▸ **Task details**
Skip the pictures and repeat each line of the data exactly.

▸ **Provided material**
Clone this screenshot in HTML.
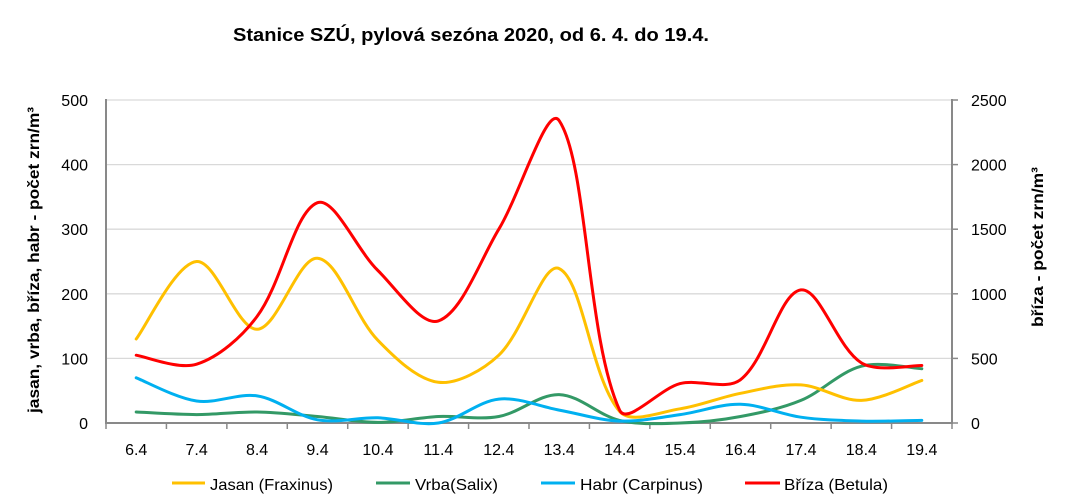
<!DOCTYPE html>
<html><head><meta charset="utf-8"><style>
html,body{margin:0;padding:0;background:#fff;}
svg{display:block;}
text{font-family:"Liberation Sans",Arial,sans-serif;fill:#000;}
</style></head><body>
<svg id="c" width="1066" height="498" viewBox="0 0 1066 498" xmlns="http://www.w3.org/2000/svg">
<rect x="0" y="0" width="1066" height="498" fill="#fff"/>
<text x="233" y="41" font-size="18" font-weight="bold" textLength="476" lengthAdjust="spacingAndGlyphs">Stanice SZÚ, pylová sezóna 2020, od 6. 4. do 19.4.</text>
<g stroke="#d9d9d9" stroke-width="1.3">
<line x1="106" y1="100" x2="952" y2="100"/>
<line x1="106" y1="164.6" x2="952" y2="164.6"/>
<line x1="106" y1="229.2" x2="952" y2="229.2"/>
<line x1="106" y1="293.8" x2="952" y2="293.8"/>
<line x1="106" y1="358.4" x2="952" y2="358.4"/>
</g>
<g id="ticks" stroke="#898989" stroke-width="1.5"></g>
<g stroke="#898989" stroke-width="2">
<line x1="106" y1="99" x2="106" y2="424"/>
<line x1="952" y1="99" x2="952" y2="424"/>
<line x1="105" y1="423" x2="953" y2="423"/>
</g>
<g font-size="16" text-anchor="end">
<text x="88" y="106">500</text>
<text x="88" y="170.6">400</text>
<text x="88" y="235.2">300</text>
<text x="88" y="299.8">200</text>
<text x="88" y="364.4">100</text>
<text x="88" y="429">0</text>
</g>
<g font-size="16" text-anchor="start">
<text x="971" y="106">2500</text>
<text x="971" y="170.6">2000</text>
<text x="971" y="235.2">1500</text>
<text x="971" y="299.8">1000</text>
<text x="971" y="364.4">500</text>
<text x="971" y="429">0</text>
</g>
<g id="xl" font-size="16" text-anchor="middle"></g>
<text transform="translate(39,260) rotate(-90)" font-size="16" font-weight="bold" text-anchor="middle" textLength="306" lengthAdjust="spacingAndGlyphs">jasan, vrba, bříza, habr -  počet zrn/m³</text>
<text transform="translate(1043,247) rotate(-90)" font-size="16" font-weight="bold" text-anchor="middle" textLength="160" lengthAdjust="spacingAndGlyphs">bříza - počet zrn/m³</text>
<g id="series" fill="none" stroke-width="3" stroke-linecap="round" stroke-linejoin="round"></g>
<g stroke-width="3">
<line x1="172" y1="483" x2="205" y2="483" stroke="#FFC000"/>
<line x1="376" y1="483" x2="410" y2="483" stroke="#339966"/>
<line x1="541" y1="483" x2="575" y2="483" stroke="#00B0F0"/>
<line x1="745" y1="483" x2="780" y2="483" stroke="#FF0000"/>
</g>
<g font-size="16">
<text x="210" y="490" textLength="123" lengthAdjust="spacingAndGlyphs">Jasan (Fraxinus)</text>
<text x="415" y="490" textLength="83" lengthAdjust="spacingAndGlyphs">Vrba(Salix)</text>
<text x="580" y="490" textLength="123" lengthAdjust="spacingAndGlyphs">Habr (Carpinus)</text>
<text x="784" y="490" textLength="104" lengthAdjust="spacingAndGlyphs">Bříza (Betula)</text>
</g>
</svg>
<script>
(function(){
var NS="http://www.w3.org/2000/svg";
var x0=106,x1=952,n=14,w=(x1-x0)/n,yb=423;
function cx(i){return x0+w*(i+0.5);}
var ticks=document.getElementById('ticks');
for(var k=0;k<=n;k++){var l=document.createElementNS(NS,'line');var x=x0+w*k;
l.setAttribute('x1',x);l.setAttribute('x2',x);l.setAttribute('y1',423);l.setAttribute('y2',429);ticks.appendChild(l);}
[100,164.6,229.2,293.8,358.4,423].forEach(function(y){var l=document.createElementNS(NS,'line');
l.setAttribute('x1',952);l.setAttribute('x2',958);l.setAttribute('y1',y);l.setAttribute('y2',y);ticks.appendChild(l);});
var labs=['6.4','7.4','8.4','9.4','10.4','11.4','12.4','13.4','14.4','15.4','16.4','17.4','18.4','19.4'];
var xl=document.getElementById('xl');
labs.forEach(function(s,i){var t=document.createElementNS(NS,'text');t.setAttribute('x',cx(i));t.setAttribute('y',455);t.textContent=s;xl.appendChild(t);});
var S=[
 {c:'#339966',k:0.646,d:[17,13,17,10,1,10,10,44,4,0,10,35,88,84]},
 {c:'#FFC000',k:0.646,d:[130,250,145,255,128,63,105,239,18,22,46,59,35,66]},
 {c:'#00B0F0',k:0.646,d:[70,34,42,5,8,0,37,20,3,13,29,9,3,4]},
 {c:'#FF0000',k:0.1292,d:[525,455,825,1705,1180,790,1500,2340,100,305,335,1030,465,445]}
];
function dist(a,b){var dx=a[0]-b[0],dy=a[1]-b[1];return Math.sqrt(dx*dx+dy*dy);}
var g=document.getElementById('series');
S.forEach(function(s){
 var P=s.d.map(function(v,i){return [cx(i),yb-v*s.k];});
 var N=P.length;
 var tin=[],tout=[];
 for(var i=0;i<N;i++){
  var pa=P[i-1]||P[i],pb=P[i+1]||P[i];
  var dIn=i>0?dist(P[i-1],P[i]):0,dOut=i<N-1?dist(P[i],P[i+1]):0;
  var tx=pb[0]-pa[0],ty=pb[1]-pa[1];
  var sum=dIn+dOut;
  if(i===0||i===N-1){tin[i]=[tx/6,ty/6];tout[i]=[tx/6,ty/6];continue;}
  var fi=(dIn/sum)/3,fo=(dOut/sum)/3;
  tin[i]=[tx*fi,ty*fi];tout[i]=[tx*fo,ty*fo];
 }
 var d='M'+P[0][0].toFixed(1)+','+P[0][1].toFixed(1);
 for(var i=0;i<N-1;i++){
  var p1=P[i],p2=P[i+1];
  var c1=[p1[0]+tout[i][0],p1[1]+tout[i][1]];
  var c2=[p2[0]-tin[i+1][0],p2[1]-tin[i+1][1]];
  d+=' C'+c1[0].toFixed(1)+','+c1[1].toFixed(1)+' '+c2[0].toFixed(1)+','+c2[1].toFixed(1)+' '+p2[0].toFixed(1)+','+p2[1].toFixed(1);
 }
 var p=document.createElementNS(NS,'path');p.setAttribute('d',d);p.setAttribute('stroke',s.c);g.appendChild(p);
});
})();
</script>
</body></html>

▸ **Response to the exercise**
Clone this screenshot in HTML.
<!DOCTYPE html>
<html><head><meta charset="utf-8"><style>
html,body{margin:0;padding:0;background:#fff;}
svg{display:block;}
text{font-family:"Liberation Sans",Arial,sans-serif;fill:#000;}
</style></head><body>
<svg id="c" width="1066" height="498" viewBox="0 0 1066 498" xmlns="http://www.w3.org/2000/svg">
<rect x="0" y="0" width="1066" height="498" fill="#fff"/>
<text x="233" y="41" font-size="18" font-weight="bold" textLength="476" lengthAdjust="spacingAndGlyphs">Stanice SZÚ, pylová sezóna 2020, od 6. 4. do 19.4.</text>
<g stroke="#d9d9d9" stroke-width="1.3">
<line x1="106" y1="100" x2="952" y2="100"/>
<line x1="106" y1="164.6" x2="952" y2="164.6"/>
<line x1="106" y1="229.2" x2="952" y2="229.2"/>
<line x1="106" y1="293.8" x2="952" y2="293.8"/>
<line x1="106" y1="358.4" x2="952" y2="358.4"/>
</g>
<g id="ticks" stroke="#898989" stroke-width="1.5"></g>
<g stroke="#898989" stroke-width="2">
<line x1="106" y1="99" x2="106" y2="424"/>
<line x1="952" y1="99" x2="952" y2="424"/>
<line x1="105" y1="423" x2="953" y2="423"/>
</g>
<g font-size="16" text-anchor="end">
<text x="88" y="106">500</text>
<text x="88" y="170.6">400</text>
<text x="88" y="235.2">300</text>
<text x="88" y="299.8">200</text>
<text x="88" y="364.4">100</text>
<text x="88" y="429">0</text>
</g>
<g font-size="16" text-anchor="start">
<text x="971" y="106">2500</text>
<text x="971" y="170.6">2000</text>
<text x="971" y="235.2">1500</text>
<text x="971" y="299.8">1000</text>
<text x="971" y="364.4">500</text>
<text x="971" y="429">0</text>
</g>
<g id="xl" font-size="16" text-anchor="middle"></g>
<text transform="translate(39,260) rotate(-90)" font-size="16" font-weight="bold" text-anchor="middle" textLength="306" lengthAdjust="spacingAndGlyphs">jasan, vrba, bříza, habr -  počet zrn/m³</text>
<text transform="translate(1043,247) rotate(-90)" font-size="16" font-weight="bold" text-anchor="middle" textLength="160" lengthAdjust="spacingAndGlyphs">bříza - počet zrn/m³</text>
<g id="series" fill="none" stroke-width="3" stroke-linecap="round" stroke-linejoin="round"></g>
<g stroke-width="3">
<line x1="172" y1="483" x2="205" y2="483" stroke="#FFC000"/>
<line x1="376" y1="483" x2="410" y2="483" stroke="#339966"/>
<line x1="541" y1="483" x2="575" y2="483" stroke="#00B0F0"/>
<line x1="745" y1="483" x2="780" y2="483" stroke="#FF0000"/>
</g>
<g font-size="16">
<text x="210" y="490" textLength="123" lengthAdjust="spacingAndGlyphs">Jasan (Fraxinus)</text>
<text x="415" y="490" textLength="83" lengthAdjust="spacingAndGlyphs">Vrba(Salix)</text>
<text x="580" y="490" textLength="123" lengthAdjust="spacingAndGlyphs">Habr (Carpinus)</text>
<text x="784" y="490" textLength="104" lengthAdjust="spacingAndGlyphs">Bříza (Betula)</text>
</g>
</svg>
<script>
(function(){
var NS="http://www.w3.org/2000/svg";
var x0=106,x1=952,n=14,w=(x1-x0)/n,yb=423;
function cx(i){return x0+w*(i+0.5);}
var ticks=document.getElementById('ticks');
for(var k=0;k<=n;k++){var l=document.createElementNS(NS,'line');var x=x0+w*k;
l.setAttribute('x1',x);l.setAttribute('x2',x);l.setAttribute('y1',423);l.setAttribute('y2',429);ticks.appendChild(l);}
[100,164.6,229.2,293.8,358.4,423].forEach(function(y){var l=document.createElementNS(NS,'line');
l.setAttribute('x1',952);l.setAttribute('x2',958);l.setAttribute('y1',y);l.setAttribute('y2',y);ticks.appendChild(l);});
var labs=['6.4','7.4','8.4','9.4','10.4','11.4','12.4','13.4','14.4','15.4','16.4','17.4','18.4','19.4'];
var xl=document.getElementById('xl');
labs.forEach(function(s,i){var t=document.createElementNS(NS,'text');t.setAttribute('x',cx(i));t.setAttribute('y',455);t.textContent=s;xl.appendChild(t);});
var S=[
 {c:'#339966',k:0.646,d:[17,13,17,10,1,10,10,44,4,0,10,35,88,84]},
 {c:'#FFC000',k:0.646,d:[130,250,145,255,128,63,105,239,18,22,46,59,35,66]},
 {c:'#00B0F0',k:0.646,d:[70,34,42,5,8,0,37,20,3,13,29,9,3,4]},
 {c:'#FF0000',k:0.1292,d:[525,455,825,1705,1180,790,1500,2340,100,305,335,1030,465,445]}
];
function dist(a,b){var dx=a[0]-b[0],dy=a[1]-b[1];return Math.sqrt(dx*dx+dy*dy);}
var g=document.getElementById('series');
S.forEach(function(s){
 var P=s.d.map(function(v,i){return [cx(i),yb-v*s.k];});
 var N=P.length;
 var tin=[],tout=[];
 for(var i=0;i<N;i++){
  var pa=P[i-1]||P[i],pb=P[i+1]||P[i];
  var dIn=i>0?dist(P[i-1],P[i]):0,dOut=i<N-1?dist(P[i],P[i+1]):0;
  var tx=pb[0]-pa[0],ty=pb[1]-pa[1];
  var sum=dIn+dOut;
  if(i===0||i===N-1){tin[i]=[tx/6,ty/6];tout[i]=[tx/6,ty/6];continue;}
  var fi=(dIn/sum)/3,fo=(dOut/sum)/3;
  tin[i]=[tx*fi,ty*fi];tout[i]=[tx*fo,ty*fo];
 }
 var d='M'+P[0][0].toFixed(1)+','+P[0][1].toFixed(1);
 for(var i=0;i<N-1;i++){
  var p1=P[i],p2=P[i+1];
  var c1=[p1[0]+tout[i][0],p1[1]+tout[i][1]];
  var c2=[p2[0]-tin[i+1][0],p2[1]-tin[i+1][1]];
  d+=' C'+c1[0].toFixed(1)+','+c1[1].toFixed(1)+' '+c2[0].toFixed(1)+','+c2[1].toFixed(1)+' '+p2[0].toFixed(1)+','+p2[1].toFixed(1);
 }
 var p=document.createElementNS(NS,'path');p.setAttribute('d',d);p.setAttribute('stroke',s.c);g.appendChild(p);
});
})();
</script>
</body></html>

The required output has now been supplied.